#1
Hello i'm a intermediate guitarist with 3-4 years experience i've been struggling since i feel like i haven't improved much for the time span of 4 years. i know some basic scales and sweeping patterns but i'm not really sure what to do with it and i haven't mastered the notes on all the frets. i try improvising with some pentatonic scales but all i can do is run down the scale,i can never improvise without starting from the root note. The hardest songs i can play are avenged sevenfold songs specifically the song "afterlife" and it took me 1 year to kind of master it. i'm very inspired by the style of synester gates and john frusciante. i like blues,jazz,country,rock and metal music. so my question is what should i learn first? i really want to be able to improvise and play clean and fast and i want more knowledge on different type of techniques. if i'm leaving out stuff about myself feel free to ask. thank you for reading!
#2
For Pentatonic soloing you should listen to Jimi Hendrix, Stevie Ray Vaughn, ZZ Top and Slash for inspiration.

Get your technique correct and practice over a suitable backing track, such as ZZ Top's LA Grange is one I sometimes use.
#3
Go to a website with scale fingerings (such as all-guitar-chords.com) and choose a scale you want to learn (such as G Major), go to youtube and search for a backing track in that specific key or relative key (G major or e minor), study the scale fingering diagram while you play along with the notes in the scale using the backing track.

You should learn all the major, minor, pentatonic and blues scales in every key. Learn all major, minor, dominant 7, minor 7 in every key. If you want to go into jazz, prog etc. you have even more scales (harmonic minor, melodic minor, whole tone, etc.) and more chords (extended harmony such as maj 7, min/maj 7, min7 b5, dim7, 9, 11, 13, etc.)
Last edited by stevenjmal at Dec 1, 2016,
#4
Quote by JamesGSixx
i really want to be able to improvise and play clean and fast and i want more knowledge on different type of techniques.


There is some good advice above. to that I would add: start learning songs and solos by ear. Start with slow blues from people like Albert King or SRV or some classic rock where the player doesn't play too fast- pick a song or section where you can hear the notes clearly - always use the studio version and make sure you're tuned to the music ( SRV tunes to E flat for example). Then take very small sections, like 4 bars at a time, and repeat them until you can figure out what is being played through trial and error. Use software to slow down the music if necessary.

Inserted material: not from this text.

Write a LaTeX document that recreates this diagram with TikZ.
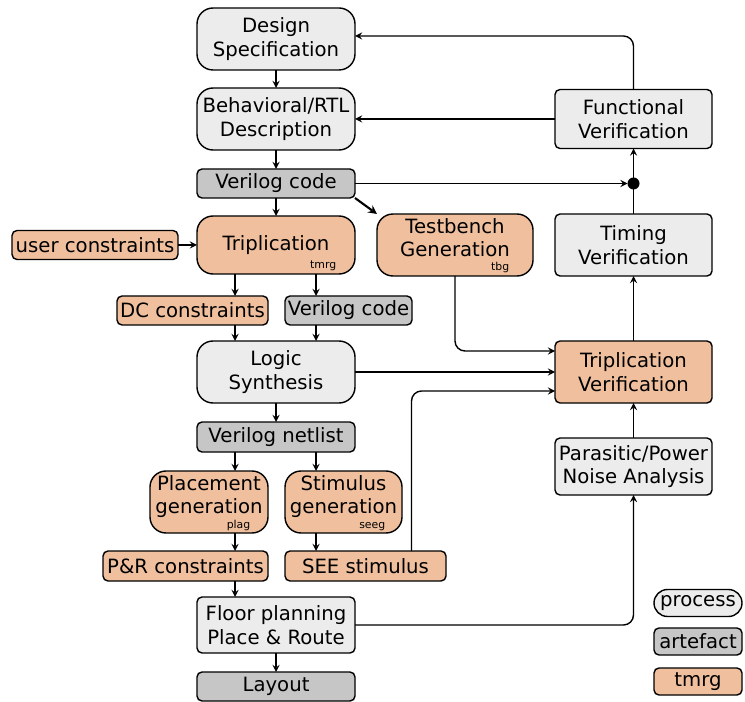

If you want to be good at improvising and creating music this is probably the most important skill you need to work on - improvising basically means imagining a phrase in your head and then playing it instantly on guitar - transcribing by ear helps you bridge the gap.

Great improvisers learn by ear - all of them. That's not to say you can't ever use transcriptions, but make sure you spend a lot of time working things out by ear. I really can't stress this point enough.